Across all blocks of the Roadmap, financial institutions’ progress in addressing climate-related financial risks relies on the non-financial corporate sector making similar progress, including in the areas of firm-level disclosures, addressing data gaps and transition plans.
Notes to editors
The FSB published its Roadmap to address climate-related financial risks in July 2021. The Roadmap sets out a comprehensive and coordinated plan for addressing climate-related financial risks, including steps and indicative timeframes. The Roadmap was endorsed by G20 Finance Ministers and Central Bank Governors and subsequently by G20 Leaders at the Rome Summit. The first annual progress report on the Roadmap was published in July 2022.

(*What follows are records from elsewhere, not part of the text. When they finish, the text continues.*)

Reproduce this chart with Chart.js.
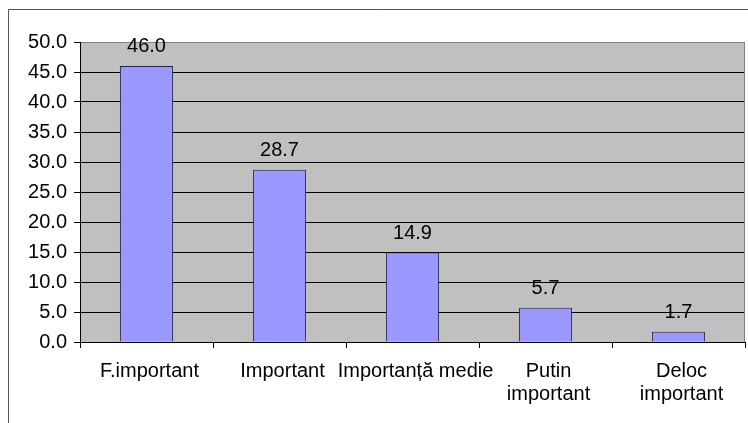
<!DOCTYPE html>
<html>
<head>
<meta charset="utf-8">
<script src="https://cdn.jsdelivr.net/npm/chart.js@4/dist/chart.umd.min.js"></script>
<style>
  html, body { margin: 0; padding: 0; background: #fff; }
  #wrap { width: 748px; height: 423px; position: relative; }
</style>
</head>
<body>
<div id="wrap"><canvas id="c" width="748" height="423"></canvas></div>
<script>
// Categories, values and y tick range
const categories = ['F.important', 'Important', 'Importanță medie', ['Putin', 'important'], ['Deloc', 'important']];
const values = [46.0, 28.7, 14.9, 5.7, 1.7];
const yMin = 0;
const yMax = 50;
const yStep = 5;

const FONT = "'Liberation Sans', Arial, sans-serif";

// Grey plot background plus outer frame lines
const frame = {
  id: 'frame',
  beforeDraw(chart) {
    const { ctx, chartArea: a } = chart;
    ctx.save();
    ctx.fillStyle = '#c0c0c0';
    ctx.fillRect(a.left, a.top, a.right - a.left, a.bottom - a.top);
    ctx.strokeStyle = '#555';
    ctx.lineWidth = 1;
    ctx.beginPath();
    ctx.moveTo(8.5, chart.height);
    ctx.lineTo(8.5, 9.5);
    ctx.lineTo(chart.width, 9.5);
    ctx.stroke();
    ctx.restore();
  },
  afterDatasetsDraw(chart) {
    const { ctx, chartArea: a } = chart;
    ctx.save();
    ctx.strokeStyle = '#808080';
    ctx.lineWidth = 1;
    ctx.beginPath();
    ctx.moveTo(a.right - 0.5, a.top);
    ctx.lineTo(a.right - 0.5, a.bottom);
    ctx.stroke();
    // value labels above each bar
    const meta = chart.getDatasetMeta(0);
    ctx.fillStyle = '#000';
    ctx.font = '20px ' + FONT;
    ctx.textAlign = 'center';
    ctx.textBaseline = 'alphabetic';
    meta.data.forEach((bar, i) => {
      ctx.fillText(values[i].toFixed(1), bar.x, bar.y - 14);
    });
    ctx.restore();
  }
};

new Chart(document.getElementById('c'), {
  type: 'bar',
  data: {
    labels: categories,
    datasets: [{
      data: values,
      backgroundColor: '#9999ff',
      borderColor: '#222244',
      borderWidth: 1,
      borderSkipped: 'bottom',
      barPercentage: 0.4,
      categoryPercentage: 1.0
    }]
  },
  options: {
    responsive: false,
    animation: false,
    devicePixelRatio: 1,
    layout: { padding: { top: 42, right: 3, left: 0, bottom: 0 } },
    plugins: { legend: { display: false }, tooltip: { enabled: false } },
    scales: {
      x: {
        afterFit(s) { s.height = 81; },
        border: { color: '#000', width: 1 },
        grid: {
          offset: true,
          drawOnChartArea: false,
          drawTicks: true,
          tickLength: 6,
          color: '#000'
        },
        ticks: {
          autoSkip: false,
          maxRotation: 0,
          minRotation: 0,
          padding: 12,
          labelOffset: 3,
          color: '#000',
          font: { family: FONT, size: 20, lineHeight: 1.15 }
        }
      },
      y: {
        min: yMin,
        max: yMax,
        afterFit(s) { s.width = 80; },
        border: { color: '#000', width: 1 },
        grid: {
          color: (c) => (c.tick && c.tick.value === yMax ? '#808080' : '#000'),
          tickColor: '#000',
          tickLength: 6,
          drawTicks: true
        },
        ticks: {
          stepSize: yStep,
          padding: 7,
          color: '#000',
          font: { family: FONT, size: 20 },
          callback: (v) => Number(v).toFixed(1)
        }
      }
    }
  },
  plugins: [frame]
});
</script>
</body>
</html>
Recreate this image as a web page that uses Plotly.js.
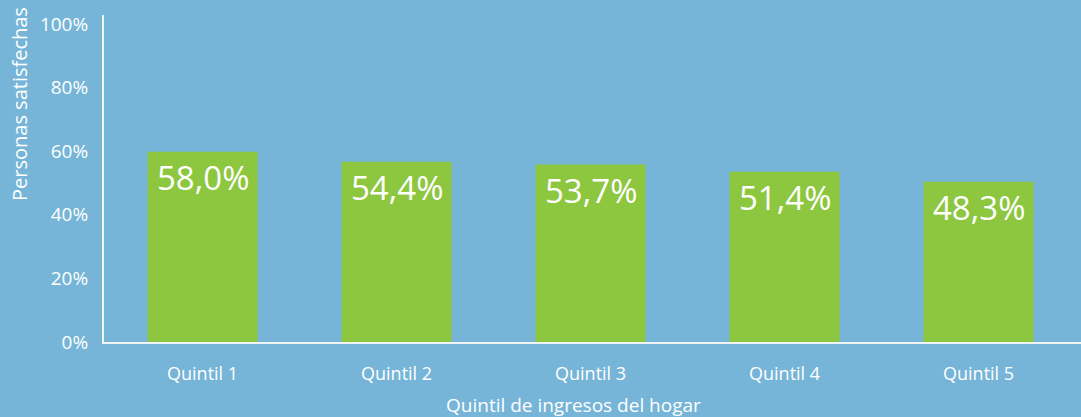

The FSB coordinates at the international level the work of national financial authorities and international standard-setting bodies and develops and promotes the implementation of effective regulatory, supervisory, and other financial sector policies in the interest of financial stability. It brings together national authorities responsible for financial stability in 24 countries and jurisdictions, international financial institutions, sector-specific international groupings of regulators and supervisors, and committees of central bank experts. The FSB also conducts outreach with approximately 70 other jurisdictions through its six Regional Consultative Groups.
The FSB is chaired by Klaas Knot, President of De Nederlandsche Bank. The FSB Secretariat is located in Basel, Switzerland and hosted by the Bank for International Settlements.